Stored data:
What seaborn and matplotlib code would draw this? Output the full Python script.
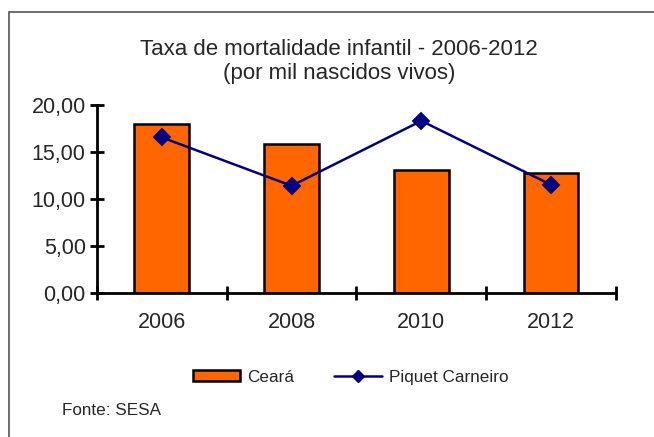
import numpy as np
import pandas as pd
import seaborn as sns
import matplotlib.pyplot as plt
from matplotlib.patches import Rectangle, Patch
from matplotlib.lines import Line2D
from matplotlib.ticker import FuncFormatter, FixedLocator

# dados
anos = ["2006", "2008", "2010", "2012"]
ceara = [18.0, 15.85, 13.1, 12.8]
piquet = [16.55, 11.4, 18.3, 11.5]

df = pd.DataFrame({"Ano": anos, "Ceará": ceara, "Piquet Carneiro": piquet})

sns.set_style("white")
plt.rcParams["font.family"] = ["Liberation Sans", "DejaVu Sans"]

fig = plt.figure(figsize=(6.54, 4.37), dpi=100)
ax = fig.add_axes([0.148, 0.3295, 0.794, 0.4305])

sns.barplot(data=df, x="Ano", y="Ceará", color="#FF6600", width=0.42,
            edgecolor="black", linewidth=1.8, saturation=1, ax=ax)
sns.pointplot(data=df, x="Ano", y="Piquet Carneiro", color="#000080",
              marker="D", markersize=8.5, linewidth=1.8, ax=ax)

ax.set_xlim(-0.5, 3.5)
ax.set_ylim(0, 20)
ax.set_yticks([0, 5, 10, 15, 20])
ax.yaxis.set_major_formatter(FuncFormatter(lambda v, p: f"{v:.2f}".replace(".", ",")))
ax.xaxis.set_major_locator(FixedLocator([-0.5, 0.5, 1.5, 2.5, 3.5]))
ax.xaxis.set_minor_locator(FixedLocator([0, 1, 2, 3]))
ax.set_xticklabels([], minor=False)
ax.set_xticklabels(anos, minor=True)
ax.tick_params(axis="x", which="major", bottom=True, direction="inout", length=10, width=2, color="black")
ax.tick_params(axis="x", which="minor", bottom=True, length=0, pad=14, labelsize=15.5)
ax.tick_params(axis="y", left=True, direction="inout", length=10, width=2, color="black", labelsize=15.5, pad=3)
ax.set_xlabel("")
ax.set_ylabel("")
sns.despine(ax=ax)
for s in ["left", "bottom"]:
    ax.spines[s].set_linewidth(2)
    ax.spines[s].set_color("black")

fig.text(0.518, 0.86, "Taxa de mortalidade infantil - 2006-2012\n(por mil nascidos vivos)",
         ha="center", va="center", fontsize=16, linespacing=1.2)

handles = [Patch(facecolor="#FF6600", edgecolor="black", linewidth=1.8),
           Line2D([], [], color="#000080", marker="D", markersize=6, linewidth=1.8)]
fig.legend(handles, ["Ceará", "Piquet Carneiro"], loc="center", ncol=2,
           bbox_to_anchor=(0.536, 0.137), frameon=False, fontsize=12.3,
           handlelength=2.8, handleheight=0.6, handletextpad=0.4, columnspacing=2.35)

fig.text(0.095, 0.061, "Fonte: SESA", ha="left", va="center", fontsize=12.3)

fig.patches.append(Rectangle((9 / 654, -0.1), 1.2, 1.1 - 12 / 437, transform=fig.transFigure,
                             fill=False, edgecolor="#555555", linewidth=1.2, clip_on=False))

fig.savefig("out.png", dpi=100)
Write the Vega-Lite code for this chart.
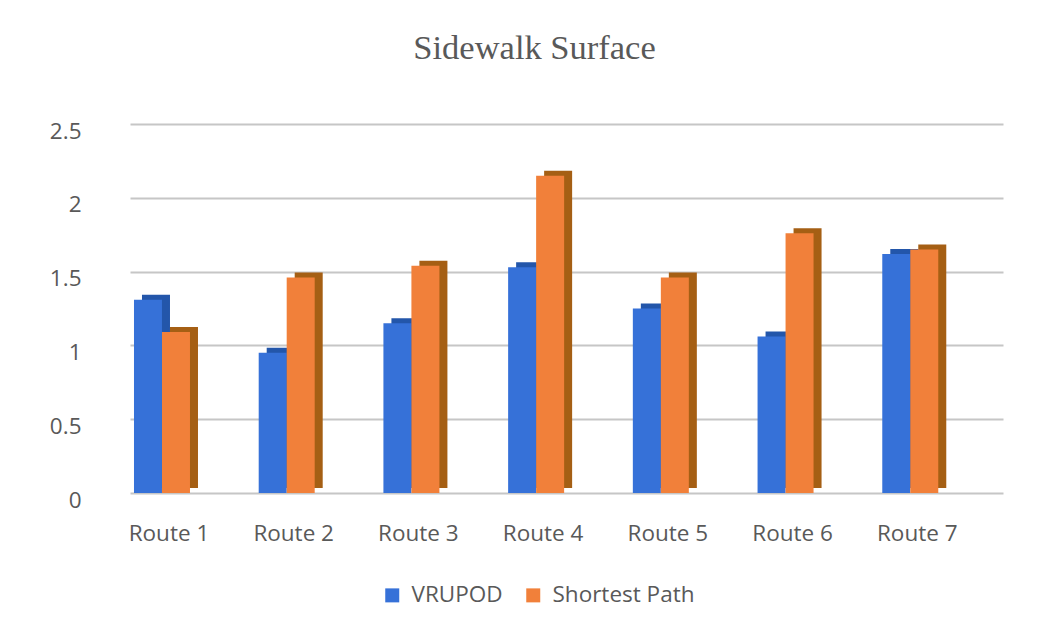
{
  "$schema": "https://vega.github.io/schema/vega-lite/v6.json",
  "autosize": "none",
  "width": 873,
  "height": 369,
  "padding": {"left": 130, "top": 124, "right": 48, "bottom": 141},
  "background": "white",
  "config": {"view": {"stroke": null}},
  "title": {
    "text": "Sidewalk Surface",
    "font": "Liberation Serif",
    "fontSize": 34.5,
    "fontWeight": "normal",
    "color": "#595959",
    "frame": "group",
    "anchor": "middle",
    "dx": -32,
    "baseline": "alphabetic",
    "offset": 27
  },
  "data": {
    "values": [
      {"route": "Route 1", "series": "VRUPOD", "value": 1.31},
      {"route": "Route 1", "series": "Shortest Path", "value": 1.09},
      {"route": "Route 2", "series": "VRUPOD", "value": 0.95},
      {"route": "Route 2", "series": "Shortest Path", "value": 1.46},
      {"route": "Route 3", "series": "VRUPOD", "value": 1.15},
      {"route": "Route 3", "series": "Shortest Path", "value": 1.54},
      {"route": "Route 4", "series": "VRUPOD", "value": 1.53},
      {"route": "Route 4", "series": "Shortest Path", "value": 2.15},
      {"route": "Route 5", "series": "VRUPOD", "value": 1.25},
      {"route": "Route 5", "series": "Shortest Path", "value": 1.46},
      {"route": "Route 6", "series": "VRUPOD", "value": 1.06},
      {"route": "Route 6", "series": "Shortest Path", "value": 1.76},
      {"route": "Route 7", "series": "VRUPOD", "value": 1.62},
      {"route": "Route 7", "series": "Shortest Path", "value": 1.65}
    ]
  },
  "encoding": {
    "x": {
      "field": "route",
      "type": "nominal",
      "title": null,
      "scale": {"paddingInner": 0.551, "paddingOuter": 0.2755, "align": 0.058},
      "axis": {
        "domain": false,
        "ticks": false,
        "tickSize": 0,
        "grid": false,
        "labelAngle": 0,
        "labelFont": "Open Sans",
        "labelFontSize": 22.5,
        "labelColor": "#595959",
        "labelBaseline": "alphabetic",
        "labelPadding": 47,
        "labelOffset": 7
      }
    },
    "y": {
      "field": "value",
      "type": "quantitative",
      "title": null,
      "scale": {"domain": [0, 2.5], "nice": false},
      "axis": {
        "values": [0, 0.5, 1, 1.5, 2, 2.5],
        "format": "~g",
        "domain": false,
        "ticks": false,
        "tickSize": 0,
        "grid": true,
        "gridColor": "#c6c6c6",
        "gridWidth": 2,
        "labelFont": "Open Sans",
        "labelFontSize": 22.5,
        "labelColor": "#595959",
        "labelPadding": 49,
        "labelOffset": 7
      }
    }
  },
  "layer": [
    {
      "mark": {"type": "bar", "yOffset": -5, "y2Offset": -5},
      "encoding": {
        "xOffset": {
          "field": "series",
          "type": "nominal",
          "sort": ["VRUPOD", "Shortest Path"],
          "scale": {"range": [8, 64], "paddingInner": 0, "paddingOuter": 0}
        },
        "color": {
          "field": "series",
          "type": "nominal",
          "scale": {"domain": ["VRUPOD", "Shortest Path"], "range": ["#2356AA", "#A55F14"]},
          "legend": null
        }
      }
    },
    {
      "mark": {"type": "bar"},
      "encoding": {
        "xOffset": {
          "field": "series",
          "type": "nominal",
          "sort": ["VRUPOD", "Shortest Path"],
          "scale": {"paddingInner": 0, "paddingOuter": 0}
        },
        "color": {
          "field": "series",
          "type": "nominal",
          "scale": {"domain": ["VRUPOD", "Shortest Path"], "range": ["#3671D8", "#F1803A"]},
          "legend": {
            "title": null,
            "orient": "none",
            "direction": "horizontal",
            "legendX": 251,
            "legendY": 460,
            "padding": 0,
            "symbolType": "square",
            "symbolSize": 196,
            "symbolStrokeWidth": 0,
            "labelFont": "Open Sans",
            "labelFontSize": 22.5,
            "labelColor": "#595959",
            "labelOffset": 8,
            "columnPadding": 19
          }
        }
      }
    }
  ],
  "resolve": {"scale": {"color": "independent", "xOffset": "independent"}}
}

- WHAT NEEDS TO BE DONE:
Locate all lines in the listing above with the word "this" and copy them.

- FINAL RESULT:
What seaborn and matplotlib code would draw this? Output the full Python script.
Write the Vega-Lite code for this chart.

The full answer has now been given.